Dans le même registre social, les organisations patronales ont marqué leur accord au sujet de la revendication de l’UGTA portant sur «l’extension des conventions collectives au secteur privé».
Le Forum des chefs d’entreprises (FCE) qui n’a pas été signataire de la convention collective cadre du secteur économique privé, conclue en 2006 et reconduite en 2010, tout en marquant son «accord de principe», s’est «réservé un temps de réflexion pour consulter ses adhérents» à ce propos. S’agissant de la représentation syndicale dans le secteur privé, le gouvernement a menacé de sévir contre les patrons qui dénient ce droit constitutionnel à leurs employés.
La tripartie a décidé par ailleurs de confier à un groupe de travail, également tripartite, la mission de procéder à l’évaluation du Pacte national économique et social (PNES), signé en 2006 en l’absence du FCE, faut-il le rappeler, et à l’élaboration de recommandations pour son enrichissement et sa reconduction.
PROMESSES DE JOURS MEILLEURS POUR L’ENTREPRISE
Ce sommet gouvernement-patronat-syndicat s’est en outre achevé sur beaucoup de promesses en faveur de l’entreprise et de la promotion de la production nationale et de l’incitation aux exportations hors hydrocarbures. Première décision visant à supprimer les entraves bureaucratiques, les participants ont convenu de «maintenir en activité l’ensemble des groupes de travail créés par le sommet du 28 mai dernier, avec pour mission de suivre la mise en œuvre de leurs recommandations respectives».
Parmi les recommandations formulées par ces groupes et étudiées lors des travaux, le gouvernement s’est engagé à prendre en charge une bonne partie. Dans le cadre de la contribution des entreprises au succès des programmes de contrats d’emplois aidés et de formation des stagiaires, «le gouvernement a confirmé son engagement à «réduire les délais de réponse de l’ANEM, à réduire les délais de versement de la contribution de l’Etat au contrat de travail aidé, et d’améliorer l’efficacité du système des abattements sur les charges patronales», est-il écrit dans le communiqué.
S’agissant de la mise à niveau des PME, le gouvernement a marqué son accord pour inclure les représentants du patronat privé au conseil national de mise à niveau. Il a été également décidé que le groupe de travail consacré à ce volet «se (réunisse) mensuellement pour veiller à la mise en œuvre des recommandations acceptées par la tripartite».

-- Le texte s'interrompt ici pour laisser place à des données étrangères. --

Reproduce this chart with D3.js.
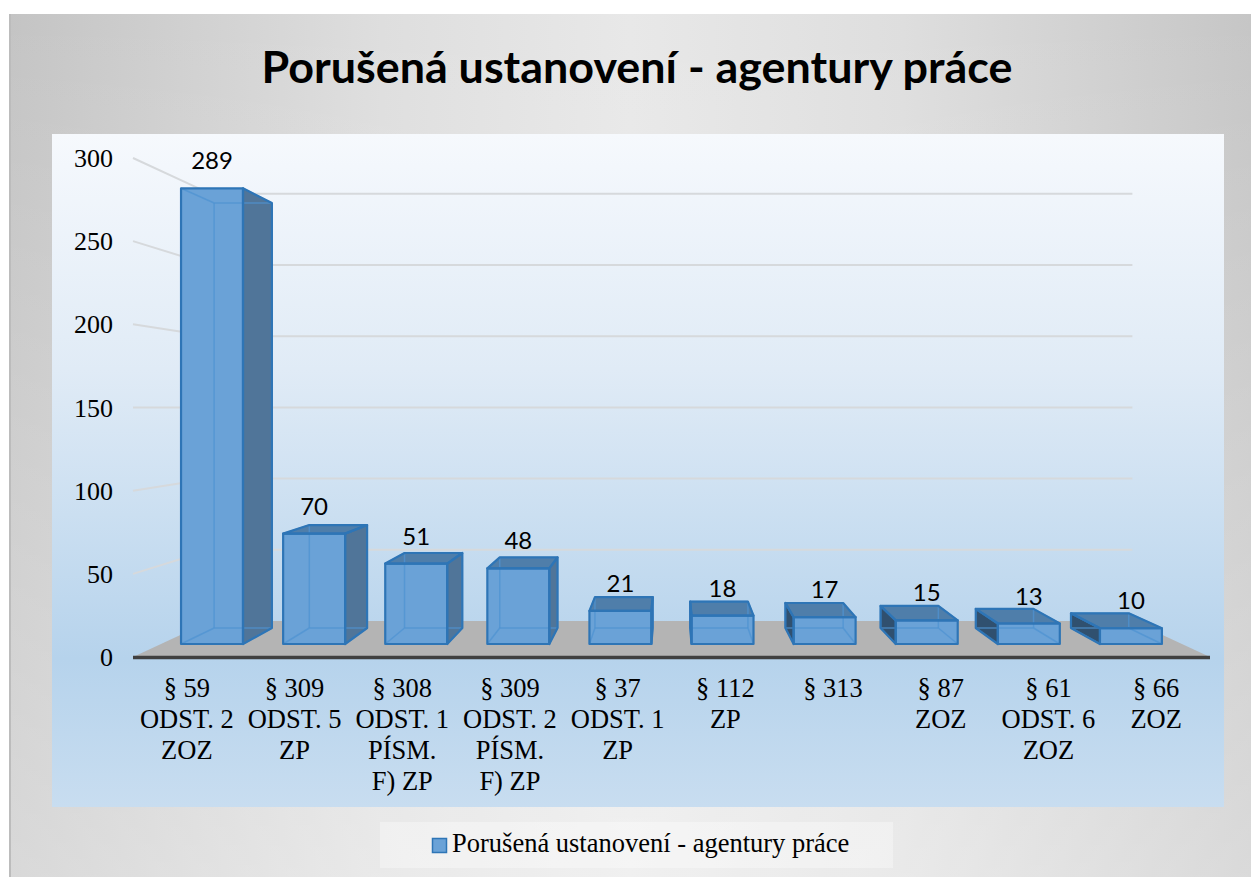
<!DOCTYPE html>
<html>
<head>
<meta charset="utf-8">
<script src="https://cdn.jsdelivr.net/npm/d3@7"></script>
<style>
  html, body { margin: 0; padding: 0; background: #fff; }
  svg { display: block; }
</style>
</head>
<body>
<div id="chart"></div>
<script>
const chartTitle = "Porušená ustanovení - agentury práce";
const seriesName = "Porušená ustanovení - agentury práce";
const categories = [
  "§ 59\nODST. 2\nZOZ",
  "§ 309\nODST. 5\nZP",
  "§ 308\nODST. 1\nPÍSM.\nF) ZP",
  "§ 309\nODST. 2\nPÍSM.\nF) ZP",
  "§ 37\nODST. 1\nZP",
  "§ 112\nZP",
  "§ 313",
  "§ 87\nZOZ",
  "§ 61\nODST. 6\nZOZ",
  "§ 66\nZOZ"
];
const values = [289, 70, 51, 48, 21, 18, 17, 15, 13, 10];
const yTicks = [0, 50, 100, 150, 200, 250, 300];

const width = 1251, height = 877;

// perspective: front plane is k = 1, everything else shrinks toward the vanishing point
const VP = { x: 671, y: 407 };
const kFront = 0.948, kBack = 0.884, kWall = 0.856;
const proj = (px, py, k) => [VP.x + (px - VP.x) * k, VP.y + (py - VP.y) * k];

const svg = d3.select('#chart')
  .append('svg')
  .attr('width', width)
  .attr('height', height);

const defs = svg.append('defs');

const outer = defs.append('linearGradient').attr('id', 'outerBg')
  .attr('x1', '0%').attr('x2', '100%').attr('y1', '0%').attr('y2', '0%');
[['0%', '#c4c4c4'], ['30%', '#dedede'], ['50%', '#e8e8e8'], ['72%', '#dedede'], ['100%', '#c6c6c6']]
  .forEach(([o, c]) => outer.append('stop').attr('offset', o).attr('stop-color', c));

const sheen = defs.append('linearGradient').attr('id', 'sheen')
  .attr('x1', '0%').attr('x2', '0%').attr('y1', '0%').attr('y2', '100%');
sheen.append('stop').attr('offset', '0%').attr('stop-color', '#fff').attr('stop-opacity', 0);
sheen.append('stop').attr('offset', '100%').attr('stop-color', '#fff').attr('stop-opacity', 0.35);

const plotBg = defs.append('linearGradient').attr('id', 'plotBg')
  .attr('x1', '0%').attr('x2', '0%').attr('y1', '0%').attr('y2', '100%');
[['0%', '#f6f9fd'], ['35%', '#e0ebf6'], ['78%', '#b6d3ec'], ['100%', '#c8ddf0']]
  .forEach(([o, c]) => plotBg.append('stop').attr('offset', o).attr('stop-color', c));

// frame
svg.append('rect').attr('x', 9).attr('y', 14).attr('width', width - 9).attr('height', height - 14)
  .attr('fill', 'url(#outerBg)');
svg.append('rect').attr('x', 9).attr('y', 14).attr('width', width - 9).attr('height', height - 14)
  .attr('fill', 'url(#sheen)');
svg.append('rect').attr('x', 9).attr('y', 14).attr('width', 2).attr('height', height - 14)
  .attr('fill', '#bcbcbc');

// plot area
svg.append('rect').attr('x', 52).attr('y', 134).attr('width', 1172).attr('height', 673)
  .attr('fill', 'url(#plotBg)');

// title
const titleText = svg.append('text')
  .attr('x', 637).attr('y', 83)
  .attr('text-anchor', 'middle')
  .style('font-family', 'Lato, "Open Sans", sans-serif')
  .style('font-weight', 'bold')
  .style('font-size', '44px')
  .text(chartTitle);
const tLen = titleText.node().getComputedTextLength();
titleText.style('font-size', (44 * 751 / tLen).toFixed(2) + 'px');

const x = d3.scaleBand()
  .domain(d3.range(categories.length))
  .range([133, 1210])
  .paddingInner(0.393)
  .paddingOuter(0.1965);

const y = d3.scaleLinear()
  .domain([0, 300])
  .range([657, 158]);

const x0 = x.range()[0], x1 = x.range()[1];
const line = d3.line();

// gridlines: side wall then back wall
svg.append('g').selectAll('path')
  .data(yTicks.filter(t => t > 0))
  .join('path')
  .attr('d', t => line([proj(x0, y(t), 1), proj(x0, y(t), kWall), proj(x1, y(t), kWall)]))
  .attr('fill', 'none')
  .attr('stroke', '#d6d9dc')
  .attr('stroke-width', 2);

// floor
svg.append('path')
  .attr('d', line([proj(x0, y(0), 1), proj(x1, y(0), 1), proj(x1, y(0), kWall), proj(x0, y(0), kWall)]) + 'Z')
  .attr('fill', '#b4b4b4');
svg.append('line')
  .attr('x1', x0).attr('x2', x1).attr('y1', y(0) + 0.5).attr('y2', y(0) + 0.5)
  .attr('stroke', '#404040').attr('stroke-width', 3.5);

// y axis labels
svg.append('g').selectAll('text')
  .data(yTicks)
  .join('text')
  .attr('x', 113)
  .attr('y', t => y(t))
  .attr('dy', '0.35em')
  .attr('text-anchor', 'end')
  .style('font-family', '"Liberation Serif", "Times New Roman", serif')
  .style('font-size', '26px')
  .text(t => t);

// bars
const bw = x.bandwidth();
const bars = svg.append('g');
values.forEach((v, i) => {
  const xl = x(i), xr = xl + bw, yb = y(0), yt = y(v);
  const Fbl = proj(xl, yb, kFront), Fbr = proj(xr, yb, kFront), Ftr = proj(xr, yt, kFront), Ftl = proj(xl, yt, kFront);
  const Bbl = proj(xl, yb, kBack), Bbr = proj(xr, yb, kBack), Btr = proj(xr, yt, kBack), Btl = proj(xl, yt, kBack);
  const g = bars.append('g');
  const faces = [];
  if (xr < VP.x) faces.push({ pts: [Fbr, Ftr, Btr, Bbr], fill: '#507599' });
  if (xl > VP.x) faces.push({ pts: [Fbl, Ftl, Btl, Bbl], fill: '#30506f' });
  if (yt > VP.y) faces.push({ pts: [Ftl, Ftr, Btr, Btl], fill: '#4f7eaa' });
  faces.push({ pts: [Fbl, Fbr, Ftr, Ftl], fill: '#6aa2d7' });

  g.selectAll('path.face')
    .data(faces)
    .join('path')
    .attr('class', 'face')
    .attr('d', d => line(d.pts) + 'Z')
    .attr('fill', d => d.fill);

  // edges seen through the translucent box
  const hidden = [[Bbl, Bbr], [Bbl, Btl], [Bbr, Btr], [Btl, Btr], [Fbl, Bbl], [Fbr, Bbr], [Ftl, Btl], [Ftr, Btr]];
  g.selectAll('path.hidden')
    .data(hidden)
    .join('path')
    .attr('class', 'hidden')
    .attr('d', d => line(d))
    .attr('fill', 'none')
    .attr('stroke', '#4f93d2')
    .attr('stroke-opacity', 0.75)
    .attr('stroke-width', 1.5);

  g.selectAll('path.edge')
    .data(faces)
    .join('path')
    .attr('class', 'edge')
    .attr('d', d => line(d.pts) + 'Z')
    .attr('fill', 'none')
    .attr('stroke', '#2e75b6')
    .attr('stroke-width', 2.2)
    .attr('stroke-linejoin', 'round');

  const lp = proj(xl + bw / 2, yt, kFront);
  svg.append('text')
    .attr('x', lp[0])
    .attr('y', lp[1] - 19)
    .attr('text-anchor', 'middle')
    .style('font-family', 'Lato, "Open Sans", sans-serif')
    .style('font-size', '24px')
    .text(v);
});

// category labels
const catG = svg.append('g')
  .style('font-family', '"Liberation Serif", "Times New Roman", serif')
  .style('font-size', '26.5px');
categories.forEach((c, i) => {
  const t = catG.append('text')
    .attr('x', x(i) + bw / 2)
    .attr('y', 697)
    .attr('text-anchor', 'middle');
  c.split('\n').forEach((s, j) => {
    t.append('tspan')
      .attr('x', x(i) + bw / 2)
      .attr('y', 697 + j * 31)
      .text(s);
  });
});

// legend
svg.append('rect')
  .attr('x', 380).attr('y', 822).attr('width', 513).attr('height', 46)
  .attr('fill', '#fff').attr('fill-opacity', 0.35);
svg.append('rect')
  .attr('x', 432.5).attr('y', 838.5).attr('width', 14).attr('height', 14)
  .attr('fill', '#6aa2d7').attr('stroke', '#2e75b6').attr('stroke-width', 1.5);
svg.append('text')
  .attr('x', 452).attr('y', 852)
  .style('font-family', '"Liberation Serif", "Times New Roman", serif')
  .style('font-size', '26.5px')
  .text(seriesName);
</script>
</body>
</html>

Dans le volet «allègement et simplification des procédures fiscales et rééchelonnement des dettes fiscales», le Premier ministre a indiqué dans son intervention d’ouverture qu’une «trentaine de mesures ont déjà été intégrées dans le projet de loi de finances pour 2012», chose pour laquelle les patrons ont exprimé leur satisfaction.
Pour le rééchelonnement des dettes fiscales des PME, le gouvernement a décidé «l’octroi d’une période de différé de paiement durant une ou deux années, selon la situation financière de l’entreprise concernée». Il s’engage également à «l’étalement du paiement de la dette fiscale sur 3 années et l’annulation des pénalités d’assiette et de recouvrement».
Pour l’encouragement des exportations hors hydrocarbures, il a été décidé «le relèvement, de 120 à 180 jours, de délai de rapatriement des recettes de ce genre d’exportations», de «porter à 20% le niveau de rétrocession des devises aux exportateurs hors hydrocarbures», et enfin de «rétribuer, selon des conditions définies, le sous-traitant étranger dans les opérations d’exportations de nos PME».
Dans le même volet, il a été décidé en outre de «généraliser le couloir vert au niveau des douanes aux profit des exportateurs», d’»alléger les procédures de remboursement de la TVA à l’exportation», et de «prendre en charge les frais de labellisation des produits agricoles exportés».
Plusieurs autres engagements ont été en outre pris en matière de l’amélioration de l’accès des PME aux crédits bancaires et aux autres modes de financement de l’investissement, ainsi qu’au traitement des dettes bancaires des entreprises en difficulté.
L’Etat a ainsi décidé d’accompagner de son concours les PME qui ont procédé au rééchelonnement de leurs dettes depuis la date des décisions du Conseil des ministres, à savoir à partir du 1er février 2011. «Ces entreprises bénéficieront d’une période de différé de 3 années durant laquelle le trésor public prendra en charge les intérêts. Elles bénéficieront aussi «d’un effacement à hauteur de 50% des agios non recouvrés», peut-on lire dans le document final de ce sommet.